• _What the task asks_
Reproduce the listing word for word. Skip any image.

• _Data section_
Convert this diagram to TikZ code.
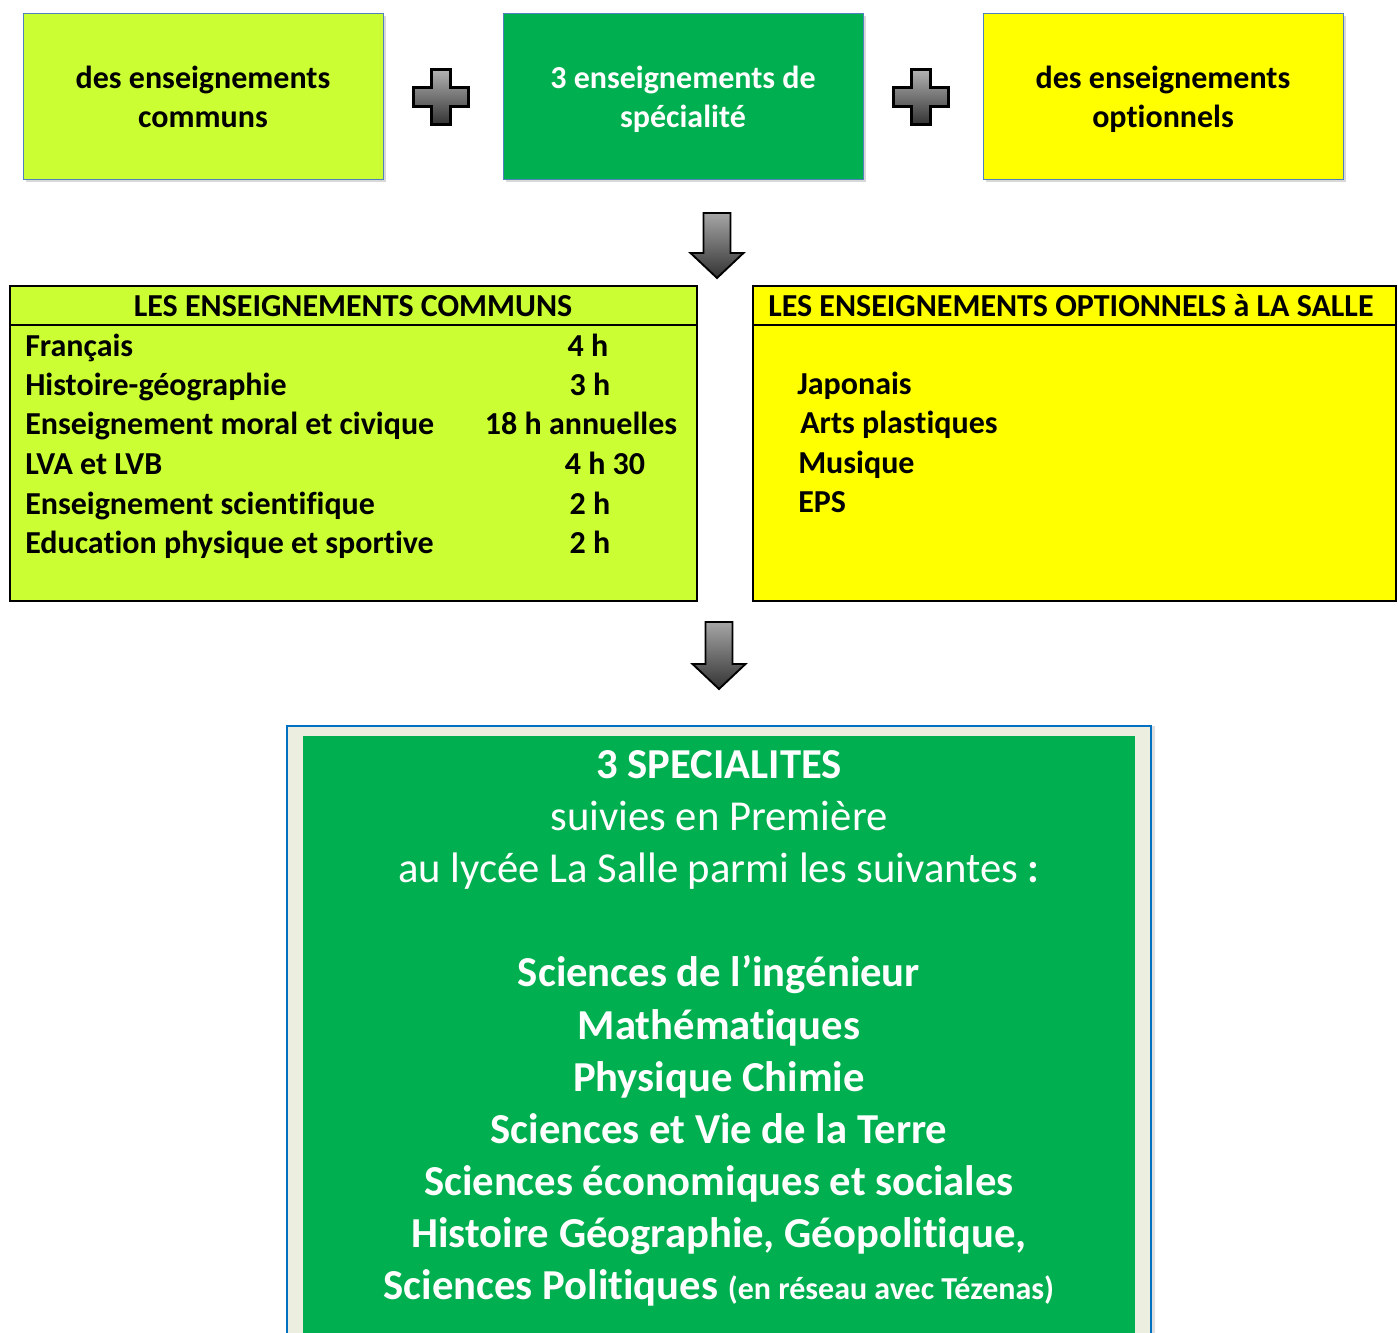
\documentclass[tikz,border=0pt]{standalone}
\usepackage{fontspec}
\setmainfont{Carlito}[RawFeature={-liga;-clig;-calt;-dlig}]
\usepackage{tikz}
\usetikzlibrary{shadows}
\definecolor{C}{RGB}{204,255,51}
\definecolor{S}{RGB}{0,176,80}
\definecolor{O}{RGB}{255,255,0}
\definecolor{F}{RGB}{236,238,223}
\definecolor{B}{RGB}{0,112,192}
\definecolor{E}{RGB}{79,129,189}
\newcommand{\plussign}[2]{\draw[line width=1.6pt, top color=black!30, bottom color=black!80] (#1-27.5,#2-9.5)--++(18,0)--++(0,-18)--++(19,0)--++(0,18)--++(18,0)--++(0,19)--++(-18,0)--++(0,18)--++(-19,0)--++(0,-18)--++(-18,0)--cycle;}
\newcommand{\downblock}[3]{\draw[line width=1.4pt, top color=black!35, bottom color=black!80] (#1-13.5,#2)--++(27,0)--++(0,#3)--++(13,0)--++(-26.5,25)--++(-26.5,-25)--++(13,0)--cycle;}
\newcommand{\drawpanel}{\draw[line width=1.5pt]}

\begin{document}
\begin{tikzpicture}[x=0.75pt,y=-0.75pt,
  topbox/.style={draw=E, line width=0.75pt, minimum width=270pt, minimum height=125pt, inner sep=0pt, align=center,
    text depth=0pt, font=\fontsize{24}{29.25}\selectfont\bfseries, drop shadow={opacity=0.3, shadow xshift=2pt, shadow yshift=-2pt}},
  item/.style={anchor=base west, inner sep=0pt, font=\fontsize{24}{29.25}\selectfont\bfseries},
  hours/.style={anchor=base, inner sep=0pt, font=\fontsize{24}{29.25}\selectfont\bfseries},
  spec/.style={anchor=base, inner sep=0pt, text=white, font=\fontsize{32}{39}\selectfont\bfseries},
  specthin/.style={anchor=base, inner sep=0pt, text=white, font=\fontsize{32}{39}\selectfont}]
\clip (0,0) rectangle (1398,1333);
\fill[white] (0,0) rectangle (1398,1333);

% top row
\node[topbox, fill=C] (communs) at (203,96.5) {des enseignements\\communs};
\node[topbox, fill=S, text=white] (specialite) at (683,96.5) {3 enseignements de\\spécialité};
\node[topbox, fill=O] (optionnels) at (1163,96.5) {des enseignements\\optionnels};
\plussign{441}{97}
\plussign{921}{97}
\downblock{717}{213}{40}

% middle panels
\drawpanel[fill=C] (10,286) rectangle (697,601);
\drawpanel (10,325)--(697,325);
\drawpanel[fill=O] (753,286) rectangle (1396,601);
\drawpanel (753,325)--(1396,325);
\node[hours] (titlecommuns) at (353,317) {LES ENSEIGNEMENTS COMMUNS};
\node[item] (titleoptions) at (768,317) {LES ENSEIGNEMENTS OPTIONNELS à LA SALLE};

\node[item] (fr) at (25,357) {Français};
\node[item] (hg) at (25,396) {Histoire-géographie};
\node[item] (emc) at (25,435) {Enseignement moral et civique};
\node[item] (lv) at (25,474) {LVA et LVB};
\node[item] (es) at (25,514) {Enseignement scientifique};
\node[item] (eps) at (25,553) {Education physique et sportive};
\node[hours] (frh) at (588,357) {4 h};
\node[hours] (hgh) at (590,396) {3 h};
\node[hours] (emch) at (581,435) {18 h annuelles};
\node[hours] (lvh) at (605,474) {4 h 30};
\node[hours] (esh) at (590,514) {2 h};
\node[hours] (epsh) at (590,553) {2 h};

\node[item] (jap) at (797,395) {Japonais};
\node[item] (arts) at (800,434) {Arts plastiques};
\node[item] (mus) at (798,473) {Musique};
\node[item] (sport) at (798,512) {EPS};

\downblock{719}{622}{42}

% bottom panel
\draw[line width=1.5pt, draw=B, fill=F, drop shadow={opacity=0.25, shadow xshift=3pt, shadow yshift=0pt}] (287,726) rectangle (1151,1345);
\fill[S] (303,736) rectangle (1135,1345);
\node[spec] (trois) at (719,778) {3 SPECIALITES};
\node[specthin] (suivies) at (719,830) {suivies en Première};
\node[specthin] (lycee) at (719,882) {au lycée La Salle parmi les suivantes \textbf{:}};
\node[spec] (si) at (719,986) {Sciences de l’ingénieur};
\node[spec] (maths) at (719,1039) {Mathématiques};
\node[spec] (pc) at (719,1091) {Physique Chimie};
\node[spec] (svt) at (719,1143) {Sciences et Vie de la Terre};
\node[spec] (ses) at (719,1195) {Sciences économiques et sociales};
\node[spec] (hggsp) at (719,1247) {Histoire Géographie, Géopolitique,};
\node[spec] (scpo) at (719,1299) {Sciences Politiques {\fontsize{24}{29}\selectfont(en réseau avec Tézenas)}};
\end{tikzpicture}
\end{document}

• _Task output_
Convert this diagram to TikZ code.
\documentclass[tikz,border=0pt]{standalone}
\usepackage{fontspec}
\setmainfont{Carlito}[RawFeature={-liga;-clig;-calt;-dlig}]
\usepackage{tikz}
\usetikzlibrary{shadows}
\definecolor{C}{RGB}{204,255,51}
\definecolor{S}{RGB}{0,176,80}
\definecolor{O}{RGB}{255,255,0}
\definecolor{F}{RGB}{236,238,223}
\definecolor{B}{RGB}{0,112,192}
\definecolor{E}{RGB}{79,129,189}
\newcommand{\plussign}[2]{\draw[line width=1.6pt, top color=black!30, bottom color=black!80] (#1-27.5,#2-9.5)--++(18,0)--++(0,-18)--++(19,0)--++(0,18)--++(18,0)--++(0,19)--++(-18,0)--++(0,18)--++(-19,0)--++(0,-18)--++(-18,0)--cycle;}
\newcommand{\downblock}[3]{\draw[line width=1.4pt, top color=black!35, bottom color=black!80] (#1-13.5,#2)--++(27,0)--++(0,#3)--++(13,0)--++(-26.5,25)--++(-26.5,-25)--++(13,0)--cycle;}
\newcommand{\drawpanel}{\draw[line width=1.5pt]}

\begin{document}
\begin{tikzpicture}[x=0.75pt,y=-0.75pt,
  topbox/.style={draw=E, line width=0.75pt, minimum width=270pt, minimum height=125pt, inner sep=0pt, align=center,
    text depth=0pt, font=\fontsize{24}{29.25}\selectfont\bfseries, drop shadow={opacity=0.3, shadow xshift=2pt, shadow yshift=-2pt}},
  item/.style={anchor=base west, inner sep=0pt, font=\fontsize{24}{29.25}\selectfont\bfseries},
  hours/.style={anchor=base, inner sep=0pt, font=\fontsize{24}{29.25}\selectfont\bfseries},
  spec/.style={anchor=base, inner sep=0pt, text=white, font=\fontsize{32}{39}\selectfont\bfseries},
  specthin/.style={anchor=base, inner sep=0pt, text=white, font=\fontsize{32}{39}\selectfont}]
\clip (0,0) rectangle (1398,1333);
\fill[white] (0,0) rectangle (1398,1333);

% top row
\node[topbox, fill=C] (communs) at (203,96.5) {des enseignements\\communs};
\node[topbox, fill=S, text=white] (specialite) at (683,96.5) {3 enseignements de\\spécialité};
\node[topbox, fill=O] (optionnels) at (1163,96.5) {des enseignements\\optionnels};
\plussign{441}{97}
\plussign{921}{97}
\downblock{717}{213}{40}

% middle panels
\drawpanel[fill=C] (10,286) rectangle (697,601);
\drawpanel (10,325)--(697,325);
\drawpanel[fill=O] (753,286) rectangle (1396,601);
\drawpanel (753,325)--(1396,325);
\node[hours] (titlecommuns) at (353,317) {LES ENSEIGNEMENTS COMMUNS};
\node[item] (titleoptions) at (768,317) {LES ENSEIGNEMENTS OPTIONNELS à LA SALLE};

\node[item] (fr) at (25,357) {Français};
\node[item] (hg) at (25,396) {Histoire-géographie};
\node[item] (emc) at (25,435) {Enseignement moral et civique};
\node[item] (lv) at (25,474) {LVA et LVB};
\node[item] (es) at (25,514) {Enseignement scientifique};
\node[item] (eps) at (25,553) {Education physique et sportive};
\node[hours] (frh) at (588,357) {4 h};
\node[hours] (hgh) at (590,396) {3 h};
\node[hours] (emch) at (581,435) {18 h annuelles};
\node[hours] (lvh) at (605,474) {4 h 30};
\node[hours] (esh) at (590,514) {2 h};
\node[hours] (epsh) at (590,553) {2 h};

\node[item] (jap) at (797,395) {Japonais};
\node[item] (arts) at (800,434) {Arts plastiques};
\node[item] (mus) at (798,473) {Musique};
\node[item] (sport) at (798,512) {EPS};

\downblock{719}{622}{42}

% bottom panel
\draw[line width=1.5pt, draw=B, fill=F, drop shadow={opacity=0.25, shadow xshift=3pt, shadow yshift=0pt}] (287,726) rectangle (1151,1345);
\fill[S] (303,736) rectangle (1135,1345);
\node[spec] (trois) at (719,778) {3 SPECIALITES};
\node[specthin] (suivies) at (719,830) {suivies en Première};
\node[specthin] (lycee) at (719,882) {au lycée La Salle parmi les suivantes \textbf{:}};
\node[spec] (si) at (719,986) {Sciences de l’ingénieur};
\node[spec] (maths) at (719,1039) {Mathématiques};
\node[spec] (pc) at (719,1091) {Physique Chimie};
\node[spec] (svt) at (719,1143) {Sciences et Vie de la Terre};
\node[spec] (ses) at (719,1195) {Sciences économiques et sociales};
\node[spec] (hggsp) at (719,1247) {Histoire Géographie, Géopolitique,};
\node[spec] (scpo) at (719,1299) {Sciences Politiques {\fontsize{24}{29}\selectfont(en réseau avec Tézenas)}};
\end{tikzpicture}
\end{document}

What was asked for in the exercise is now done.